NIH Human Microbiome Project 2


Following a July 2010 16S data freeze, data was downloaded from NCBI SRA projects SRP002395: Human Microbiome Project 16S rRNA Clinical Production Phase I, and SRP002012: Human Microbiome Project 454 Clinical Production Pilot. This dataset corresponds to over 5,700 samples and over 10,000 sequence preps. 16S variable region 3-5 (V35) was sequenced for the entire set of samples, and variable regions 1-3 (V13) and 6-9 (V69) for a subset of samples.

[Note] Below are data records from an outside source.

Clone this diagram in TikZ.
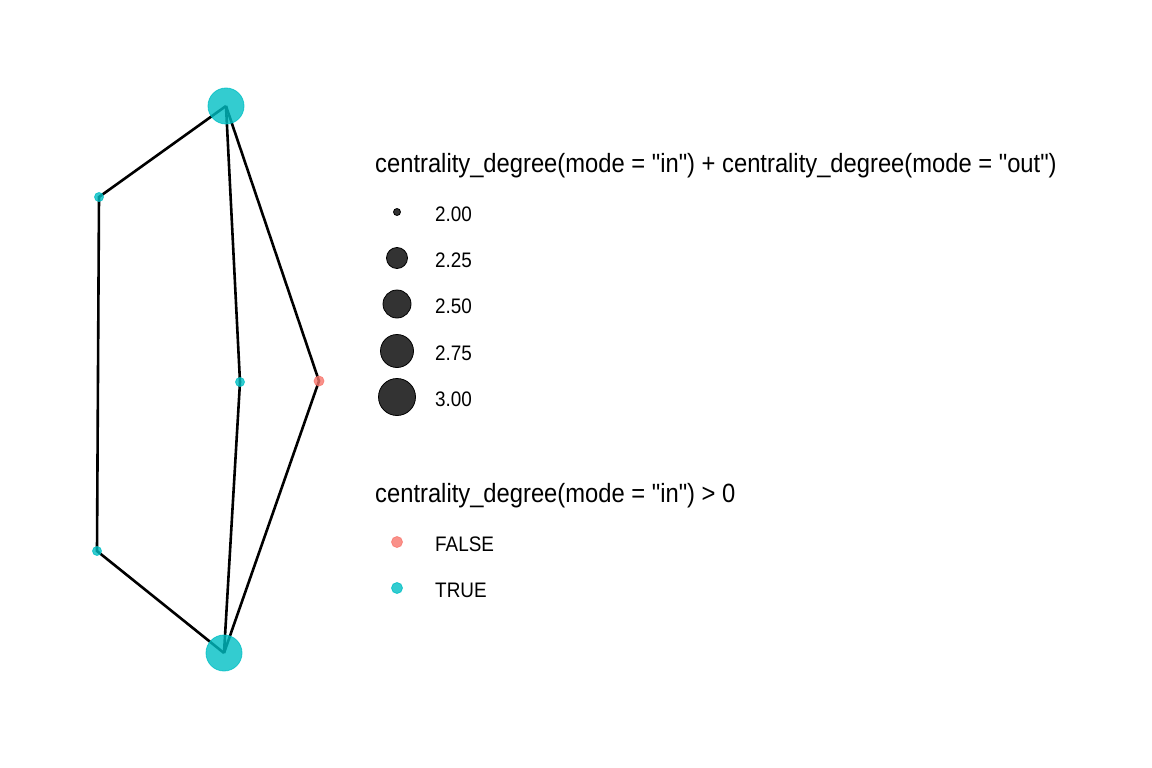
\documentclass[tikz,border=0pt]{standalone}
\usepackage{fontspec}
\setmainfont[FakeStretch=0.9,Ligatures=TeXOff]{Liberation Sans}
\usetikzlibrary{backgrounds}
\definecolor{cT}{HTML}{00BFC4}
\definecolor{cR}{HTML}{F8766D}
\tikzset{
  vtx/.style={circle,inner sep=0pt,fill opacity=.8,draw opacity=.8,line width=.8pt},
  tvtx/.style={vtx,fill=cT,draw=cT},
  fvtx/.style={vtx,fill=cR,draw=cR},
  link/.style={line width=2.6pt,black},
  key/.style={circle,inner sep=0pt,fill=black!80,draw=black,line width=.8pt},
  ttl/.style={anchor=base west,inner sep=0pt,font=\fontsize{26.4}{30}\selectfont},
  lbl/.style={anchor=base west,inner sep=0pt,font=\fontsize{21}{25}\selectfont},
}

\begin{document}
\begin{tikzpicture}[x=1pt,y=-1pt]
  \useasboundingbox (0,0) rectangle (1152,768);
  % graph: two hubs, four small vertices
  \node[tvtx,minimum size=36pt] (top) at (226,106){};
  \node[tvtx,minimum size=36pt] (bot) at (224,653){};
  \node[tvtx,minimum size=9pt] (lt) at (99,197){};
  \node[tvtx,minimum size=9pt] (lb) at (97,551){};
  \node[tvtx,minimum size=9pt] (mid) at (240,382){};
  \node[fvtx,minimum size=10pt] (red) at (319,381){};
  \begin{scope}[on background layer]
   \draw[link] (top.center)--(lt.center)--(lb.center)--(bot.center);
   \draw[link] (top.center)--(mid.center)--(bot.center);
   \draw[link] (top.center)--(red.center)--(bot.center);
  \end{scope}
  % size legend
  \node[ttl] (sizettl) at (375,172)
    {centrality\_degree(mode = "in") + centrality\_degree(mode = "out")};
  \foreach \v/\y/\d [count=\i] in {2.00/212/7,2.25/258/21,2.50/304/28,
                                   2.75/351/33,3.00/397/37}{
   \node[key,minimum size=\d pt] (k\i) at (397,\y){};
   \node[lbl] (l\i) at (435,\y+9.5){\v};
  }
  % colour legend
  \node[ttl] (colttl) at (375,502) {centrality\_degree(mode = "in") > 0};
  \node[fvtx,minimum size=11pt] (kf) at (397,542){};
  \node[lbl] (lf) at (435,551.5){FALSE};
  \node[tvtx,minimum size=11pt] (kt) at (397,588){};
  \node[lbl] (lt2) at (435,597.5){TRUE};
\end{tikzpicture}
\end{document}
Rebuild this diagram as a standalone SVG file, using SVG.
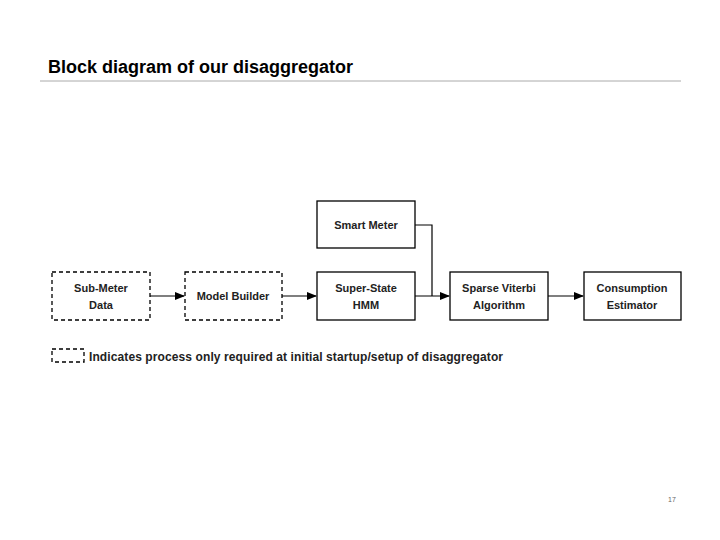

A 16S data processing pipeline was implemented using the mothur software package, using both a high and low stringency approach. The high stringency approach provides an output with more aggressive sequence error reduction tailored towards Operational Taxonomic Unit (OTU) construction, while the low stringency approach favors longer read lengths tailored towards taxonomic classification. The mothur output from both high and low stringency approaches is available here, for all three 16S variable regions analyzed. Descriptions of the file types can be found in the file format readme available for each of the two approaches. We also provide the reference alignments and training sets required to replicate these processes. See the mothur SOP below and Schloss, Gevers and Westcott (2011) for more information.

If you're interested in joint analysis of 16S and shotgun metagenomic datasets from the HMP, pairing up data from the same microbiome samples can initially seem tricky. The HMP Sample Flow Schematic indicates how these sample IDs are related experimentally, and provides tables joining 16S dataset "SN" and "PSN" identifiers with metagenomic dataset "SRS" identifiers.